ALORS QU'en application des articles 624 et 625 du code de procédure civile, la cassation à venir sur le premier moyen de cassation emportera l'annulation par voie de conséquence des dispositions de l'arrêt qui, pour débouter M. [N] de sa demande en remboursement de la somme de 39.074,04 €, retiennent que la demande en résolution de la vente a été rejetée. Moyen produit au pourvoi incident par la SCP Thomas-Raquin, Le Guerer, Bouniol-Brochier, avocat aux Conseils, pour la société Manalu.

La SCI Manalu reproche à l'arrêt attaqué d'AVOIR rejeté sa demande de dommages et intérêts pour une somme de 28 056 euros envers M. [V] [N] représentant les loyers non perçus entre le mois de juin 2015 et le mois d'août 2016.
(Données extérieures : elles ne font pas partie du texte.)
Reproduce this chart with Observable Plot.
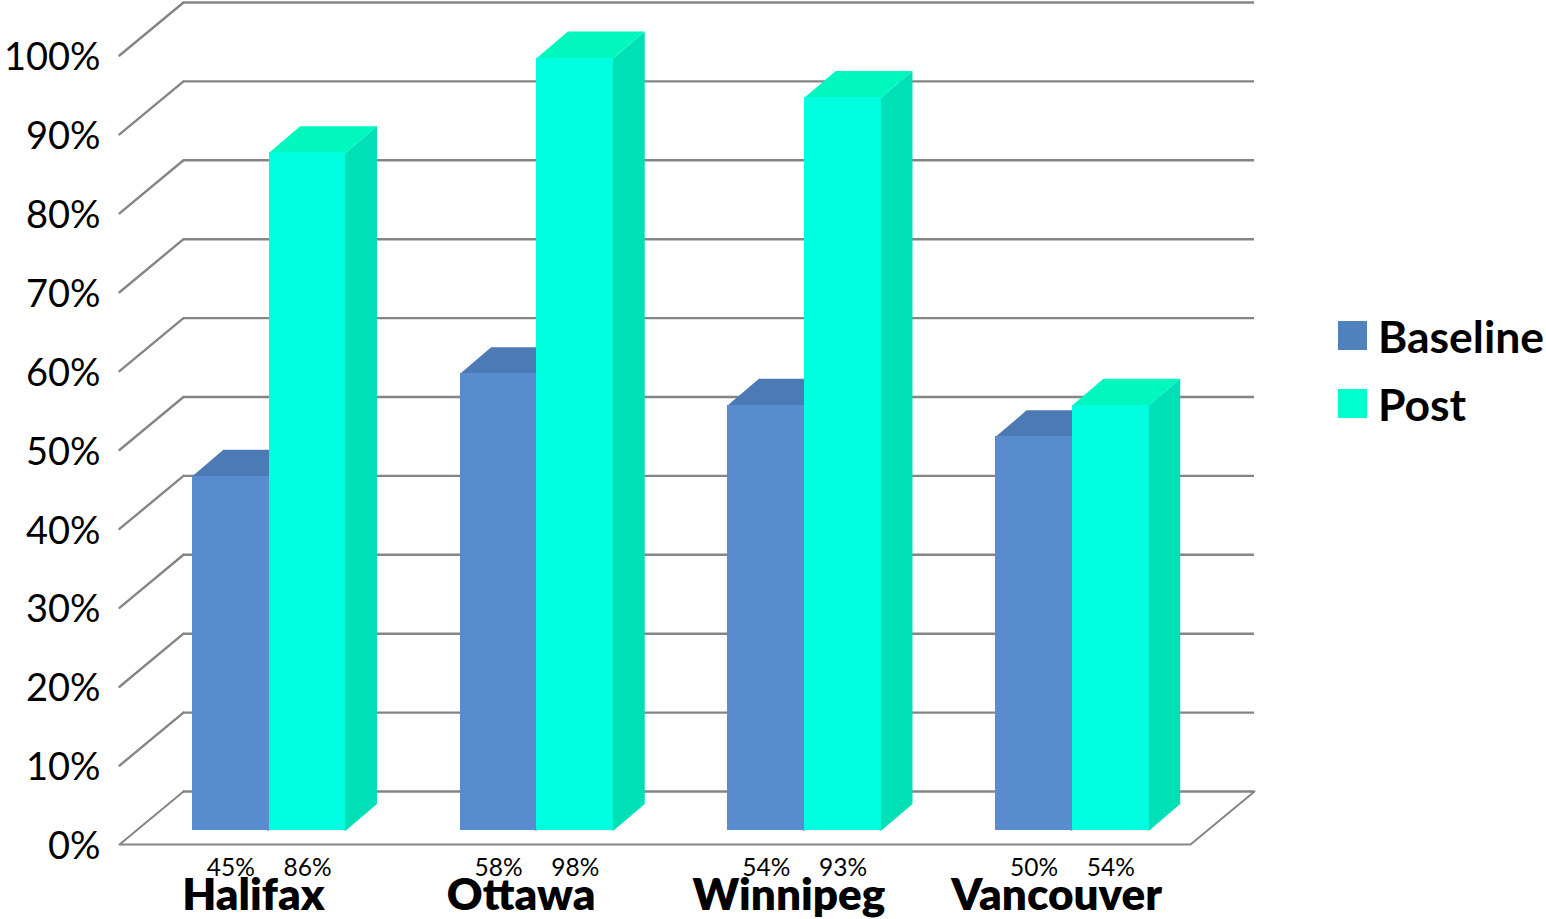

1°) ALORS QUE le juge doit, en toutes circonstances, observer et faire observer le principe du contradictoire ; qu'en ayant énoncé, pour rejeter la demande en dommages et intérêts de l'exposante au regard de la faute commise par M. [V] [N] l'ayant empêché de louer ses locaux, que l'ordonnance du juge des référés du 19 janvier 2016 avait alloué à la SCI Manalu une somme de 10 020 euros alors qu'aucune des parties, dont M. [N], n'en avait fait état et a fortiori discuté pour s'opposer à cette demande, la cour d'appel a violé l'article 16 du code de procédure civile ;

2°) ALORS QUE le juge doit fonder sa décision sur des éléments en rapport avec l'objet du litige ; qu'en s'étant prévalu de l'ordonnance du juge des référés du 19 janvier 2016 pour rejeter la demande en dommages et intérêts de la SCI dirigée contre M. [V] [N] alors que cette ordonnance ne concernait pas la même personne, ne portait pas sur la même période, ni sur le même fondement juridique, la cour d'appel n'a pas donné de base légale à sa décision au regard de l'article 1382 du code civil dans sa version antérieure à l'ordonnance du 10 février 2016.